You guessed it, an oligopoly is essentially a market controlled by a small number of firms that thus control pricing. The concept isn’t quite as seductive as a monopoly, so you’ll never see Oligopoly, the board game; as much as Jim Cramer wishes there was one.
It’s in our American nature to take a skeptical view of rule by a few. But I say to car rental consumers, be not afraid - at least of that word. Car rental rates will go up, and they will go down. Before you assign anecdotal claims of rate increases to the new oligopoly just as you would a balmy winter day to global warming, you must understand the many forces at work that affect car rental rates.
Why rates could go up:
Pricing is dictated by competition, but it is also a function of the cost of the product. And the product has gotten more expensive. The cost to buy a car has gone up, and manufacturers are forcing higher-contented (and thus higher-priced) vehicles into rental fleets. The used car market has come back down to Earth, putting further pressure on holding costs. For the past two years, car rental companies had the luxury of lowering rates to gain a little market share because they could make it up when they sold the car. Not so today.
As well, pricing is influenced by supply and demand. The days of flooding the car rental market with cheap, unsold cars are over. With the right-sizing of the automotive industry, automakers are limiting sales into rental as a way to protect residual values. As a consequence, rental fleets are not oversupplied. With fewer cars, there’s less of a need to discount rates.
Technology and the science of fleet management are also playing a role: More sophisticated rate management and reservations forecasting have led to better utilization, which help to raise rates.
Why rates could go down:
The “value” segment of the market is growing the fastest by far, according to airport concessions data. With the growth of Fox and the emergence of a new player in Sixt, along with the rebirth of Advantage (thanks to the FTC), the leisure consumer has lower priced options.
And if the industry starts to get fat on profits, you’ll see more of a play for market share, which will drive down rates again. You’ll also see the smaller, cheaper brands getting fatter on the table scraps.

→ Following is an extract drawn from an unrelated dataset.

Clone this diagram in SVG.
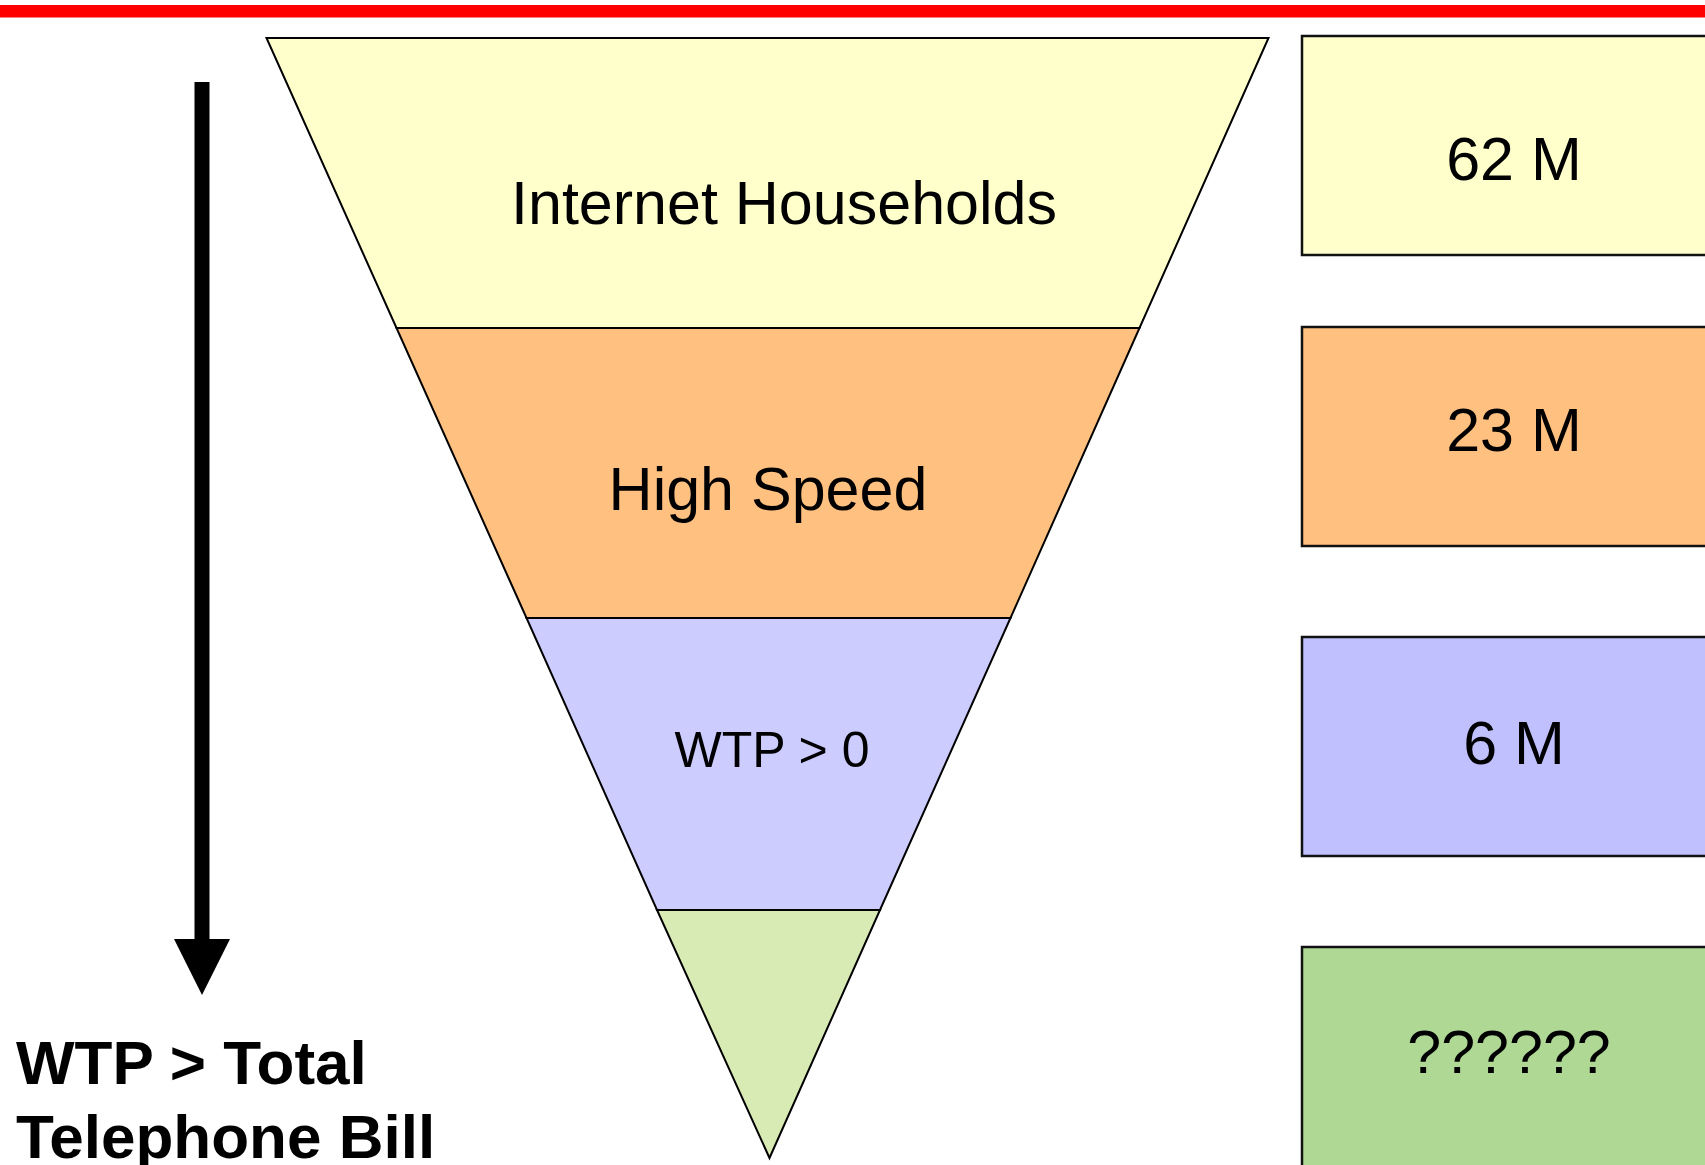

Why rates might not change much:
There are still eight consumer-facing car rental brands. Yes, three puppet masters pull the strings for those brands. Yet, unlike the airlines, consumers still have a matrix of “premium,” “mid-tier” and “value” options to choose from. They can still click the lowest price of those eight brands (in addition to seeking out an independent). The market will migrate down the chain as prices get higher.
In terms of the business segment, corporate pricing has been underwater for some time. The majority of that business will still be controlled by Avis, Hertz and National under corporate contracts. With the merger, Hertz should be able to keep more corporate business by allowing the cheaper customers to rent with Dollar Thrifty. However, those customers won’t necessarily be paying more; they’d just be switching to a brand that matches their price point.
Nor will the insurance replacement market change; it is and will continue to be dominated by Enterprise, which competes to some extent with other majors and many local players.
Yes, rates will change, but due to many factors. Before we chalk it all up to the effects of an oligopoly, let’s see what rates do across five or six quarters. And really, renting a car will always be a slim percentage of the overall travel spend. When car rental companies crow about a 2% move in better pricing, the rate change to the consumer ends up being about a dollar a day.
From an industry perspective, a healthy rate environment is a good thing. After all, renting a car has been the best bargain around for years. Isn’t it time that a rental car is valued at its real worth?